In this system failure, motivation drops at night, ability to scroll is too high, and the prompt is constant. To rebuild it, reduce the ability to engage in the undesired behavior by adding friction. Charge your phone across the room. Use a minimalist home screen. Remove distracting apps from your phone and keep them on your desktop only. Then increase your ability to do the desired behavior. If you want to read instead of scroll, make reading easier than scrolling: place a book on your pillow, turn on warm lighting, or use a nighttime playlist that auto-starts. Finally, change the prompt. When you get in bed, your brain needs a new cue: when you lay down, you open your book; when the lights go off, you start your sleep playlist. You don’t need more discipline at night—you need fewer cues competing for your attention.

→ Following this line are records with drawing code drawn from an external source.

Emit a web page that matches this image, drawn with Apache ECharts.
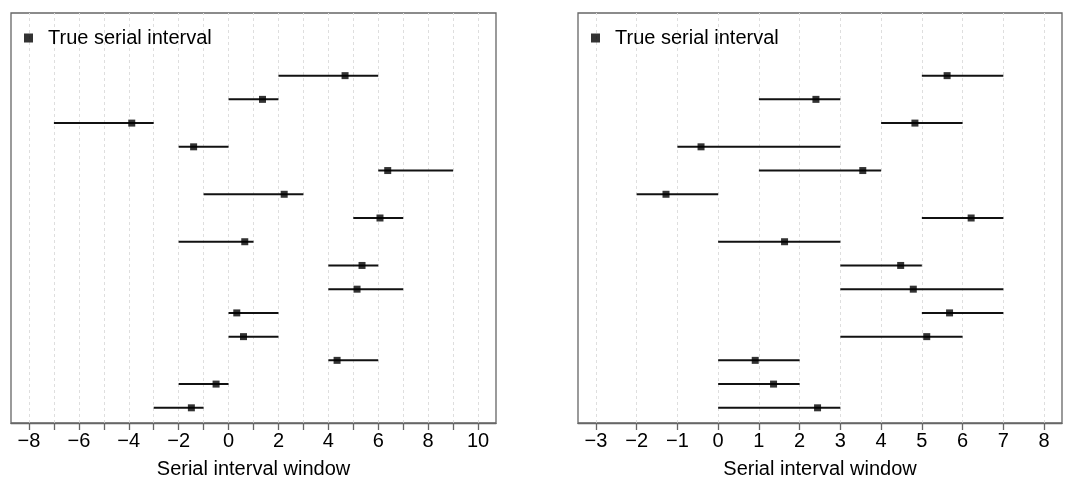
<!DOCTYPE html>
<html>
<head>
<meta charset="utf-8">
<script src="https://cdn.jsdelivr.net/npm/echarts@6/dist/echarts.min.js"></script>
<style>
  html, body { margin: 0; padding: 0; background: #fff; }
  #chart { width: 1066px; height: 478px; }
</style>
</head>
<body>
<div id="chart"></div>
<script>
// rows from top to bottom (row 15 at the top, row 1 at the bottom)
var rows = [15, 14, 13, 12, 11, 10, 9, 8, 7, 6, 5, 4, 3, 2, 1];

// left panel
var leftLo    = [2, 0, -7, -2, 6, -1, 5, -2, 4, 4, 0, 0, 4, -2, -3];
var leftHi    = [6, 2, -3, 0, 9, 3, 7, 1, 6, 7, 2, 2, 6, 0, -1];
var leftTrue  = [4.67, 1.36, -3.88, -1.40, 6.38, 2.23, 6.07, 0.65, 5.35, 5.15, 0.33, 0.60, 4.35, -0.50, -1.49];
var leftTicks = [-8, -7, -6, -5, -4, -3, -2, -1, 0, 1, 2, 3, 4, 5, 6, 7, 8, 9, 10];
var leftLabels = [-8, -6, -4, -2, 0, 2, 4, 6, 8, 10];

// right panel
var rightLo    = [5, 1, 4, -1, 1, -2, 5, 0, 3, 3, 5, 3, 0, 0, 0];
var rightHi    = [7, 3, 6, 3, 4, 0, 7, 3, 5, 7, 7, 6, 2, 2, 3];
var rightTrue  = [5.62, 2.40, 4.83, -0.42, 3.55, -1.28, 6.21, 1.63, 4.48, 4.79, 5.68, 5.12, 0.91, 1.36, 2.44];
var rightTicks = [-3, -2, -1, 0, 1, 2, 3, 4, 5, 6, 7, 8];
var rightLabels = rightTicks;

var legendName = 'True serial interval';
var font = 'Liberation Sans, Arial, Helvetica, sans-serif';

var chart = echarts.init(document.getElementById('chart'));

function minus(v) { return String(v).replace('-', '\u2212'); }

function xAxisFor(idx, lo, hi, ticks, labels) {
    var pad = (hi - lo) * 0.04;
    return {
        type: 'value', gridIndex: idx,
        min: lo - pad, max: hi + pad,
        name: 'Serial interval window', nameLocation: 'middle', nameGap: 36,
        nameTextStyle: { fontFamily: font, fontSize: 20, color: '#000' },
        axisLine: { show: true, lineStyle: { color: '#666', width: 1.3 } },
        axisTick: { show: true, length: 7, customValues: ticks, lineStyle: { color: '#666', width: 1.3 } },
        axisLabel: { customValues: labels, margin: 8, fontFamily: font, fontSize: 20, color: '#000',
            formatter: function (v) { return minus(v); } },
        splitLine: { show: false }
    };
}

function yAxisFor(idx) {
    return {
        type: 'value', gridIndex: idx, min: 0.36, max: 17.64,
        axisLine: { show: false }, axisTick: { show: false }, axisLabel: { show: false },
        splitLine: { show: false }
    };
}

function gridSeries(idx, ticks) {
    return {
        type: 'line', xAxisIndex: idx, yAxisIndex: idx, data: [], silent: true, z: 0,
        markLine: {
            symbol: 'none', silent: true, label: { show: false }, z: 0,
            lineStyle: { color: '#dedede', type: [3, 3], width: 1 },
            data: ticks.map(function (t) { return { xAxis: t }; })
        }
    };
}

function barSeries(idx, lo, hi) {
    return {
        type: 'custom', xAxisIndex: idx, yAxisIndex: idx, silent: true, z: 4,
        data: rows.map(function (r, i) { return [lo[i], hi[i], r]; }),
        renderItem: function (params, api) {
            var a = api.coord([api.value(0), api.value(2)]);
            var b = api.coord([api.value(1), api.value(2)]);
            return { type: 'line', shape: { x1: a[0], y1: a[1], x2: b[0], y2: b[1] },
                style: { stroke: '#111', lineWidth: 2 } };
        }
    };
}

function pointSeries(idx, vals) {
    return {
        name: legendName, type: 'scatter', xAxisIndex: idx, yAxisIndex: idx,
        symbol: 'rect', symbolSize: 7, itemStyle: { color: '#000', borderWidth: 0 },
        data: rows.map(function (r, i) { return [vals[i], r]; }), z: 5
    };
}

function legendFor(left) {
    return {
        data: [legendName], left: left, top: 28, padding: 0,
        icon: 'rect', itemWidth: 9, itemHeight: 9, itemGap: 0,
        itemStyle: { color: '#000', borderWidth: 0 },
        textStyle: { fontFamily: font, fontSize: 20, color: '#000', padding: [0, 0, 0, 10] }
    };
}

chart.setOption({
    animation: false,
    backgroundColor: '#fff',
    legend: [legendFor(24), legendFor(591)],
    grid: [
        { left: 11, top: 13, width: 485, height: 410, show: true, borderColor: '#666', borderWidth: 1.3,
          outerBoundsMode: 'none' },
        { left: 578, top: 13, width: 484, height: 410, show: true, borderColor: '#666', borderWidth: 1.3,
          outerBoundsMode: 'none' }
    ],
    xAxis: [
        xAxisFor(0, -8, 10, leftTicks, leftLabels),
        xAxisFor(1, -3, 8, rightTicks, rightLabels)
    ],
    yAxis: [yAxisFor(0), yAxisFor(1)],
    series: [
        gridSeries(0, leftTicks),
        gridSeries(1, rightTicks),
        barSeries(0, leftLo, leftHi),
        barSeries(1, rightLo, rightHi),
        pointSeries(0, leftTrue),
        pointSeries(1, rightTrue)
    ]
});
</script>
</body>
</html>
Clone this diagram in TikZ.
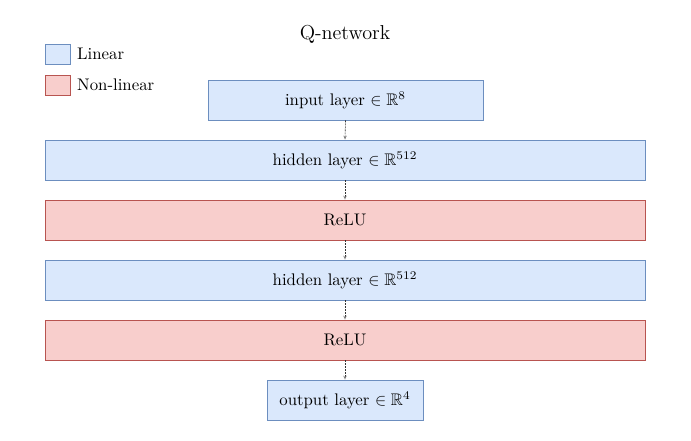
\documentclass[tikz,border=0pt]{standalone}
\usepackage{amssymb}
\usepackage{graphicx}
\usetikzlibrary{arrows.meta}
\definecolor{linfill}{HTML}{DAE8FC}
\definecolor{linline}{HTML}{6C8EBF}
\definecolor{nlfill}{HTML}{F8CECC}
\definecolor{nlline}{HTML}{B85450}
\newcommand{\bigtxt}[1]{\scalebox{1.68}{#1}}
\begin{document}
\begin{tikzpicture}[x=1pt,y=-1pt,
  lin/.style={draw=linline,fill=linfill,line width=0.8pt,minimum height=40pt,inner sep=0pt},
  nonlin/.style={draw=nlline,fill=nlfill,line width=0.8pt,minimum height=40pt,inner sep=0pt},
  legbox/.style={minimum width=25pt,minimum height=20pt,inner sep=0pt,line width=0.8pt},
  conn/.style={draw=black!80,dashed,dash pattern=on 2pt off 1pt,line width=0.6pt,-{Stealth[length=4pt,width=3.5pt,open,black!50]}}]
\useasboundingbox (0,0) rectangle (691,441);
\node (title) at (345,34) {\bigtxt{\large Q-network}};
\node[legbox,draw=linline,fill=linfill] (leglin) at (57.5,54) {};
\node[legbox,draw=nlline,fill=nlfill] (legnl) at (57.5,85) {};
\node[anchor=west,inner sep=0pt] (leglintxt) at (77,54) {\bigtxt{Linear}};
\node[anchor=west,inner sep=0pt] (legnltxt) at (77,85) {\bigtxt{Non-linear}};
\node[lin,minimum width=275pt] (in) at (345.5,100) {\bigtxt{input layer $\in\mathbb{R}^{8}$}};
\node[lin,minimum width=600pt] (h1) at (345,160) {\bigtxt{hidden layer $\in\mathbb{R}^{512}$}};
\node[nonlin,minimum width=600pt] (r1) at (345,220) {\bigtxt{ReLU}};
\node[lin,minimum width=600pt] (h2) at (345,280) {\bigtxt{hidden layer $\in\mathbb{R}^{512}$}};
\node[nonlin,minimum width=600pt] (r2) at (345,340) {\bigtxt{ReLU}};
\node[lin,minimum width=156pt] (out) at (345,400) {\bigtxt{output layer $\in\mathbb{R}^{4}$}};
\draw[conn] (in.south) -- (h1.north);
\draw[conn] (h1.south) -- (r1.north);
\draw[conn] (r1.south) -- (h2.north);
\draw[conn] (h2.south) -- (r2.north);
\draw[conn] (r2.south) -- (out.north);
\end{tikzpicture}
\end{document}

The Universal Pattern Beneath Every System Failure


When behavior fails, one of three things is always true: your motivation wasn’t stable enough, your ability wasn’t high enough, or your prompt wasn’t strong enough. That’s it. There’s no character judgment in any of that. No moral scorecard. No evidence of inadequacy. Systems break. Systems can be rebuilt. The moment you adopt this mindset, you stop asking, “What’s wrong with me?” and start asking, “Which part of the system needs adjusting?” That question is the beginning of emotional maturity, behavioral mastery, and real self-awareness.

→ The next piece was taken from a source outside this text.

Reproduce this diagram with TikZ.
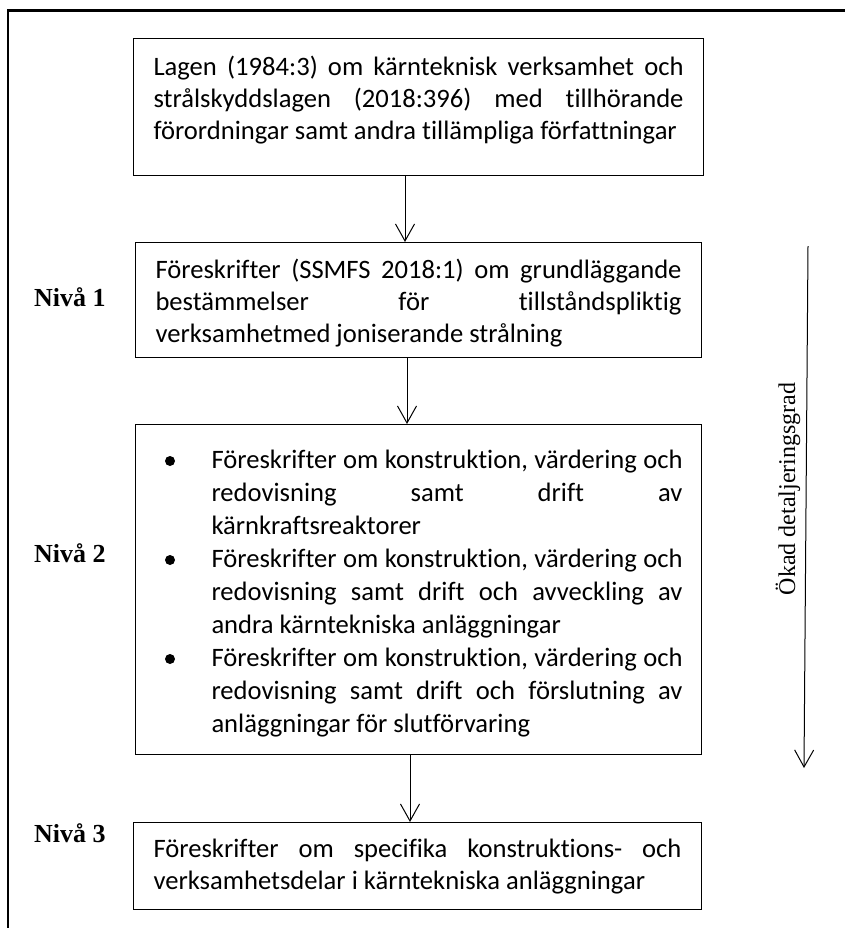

The Skill Most People Never Learn


The world teaches people to try harder. It doesn’t teach them how to design better. Trying harder is a temporary surge. System design is permanent leverage. When you understand the architecture behind your actions, you unlock something most people never experience: predictability. You know what triggers you. You know what supports you. You know how to rebuild behaviors you’ve outgrown. You know how to create new ones without shame. You become someone you can trust—not because you’re perfect, but because you understand your patterns and finally know how the pattern works.


Behavior isn’t mysterious. It isn’t personal. It isn’t moral. It’s structural. Once you learn how to deconstruct the system behind your behaviors, you gain the rare ability to adjust your life at the level where change actually happens—not at the level of willpower, not at the level of emotion, but at the level of design. And when you can redesign your system, you can redesign your behavior. When you can redesign your behavior, you can redesign your future. That’s the skill that separates those who change once from those who can change for the rest of their lives.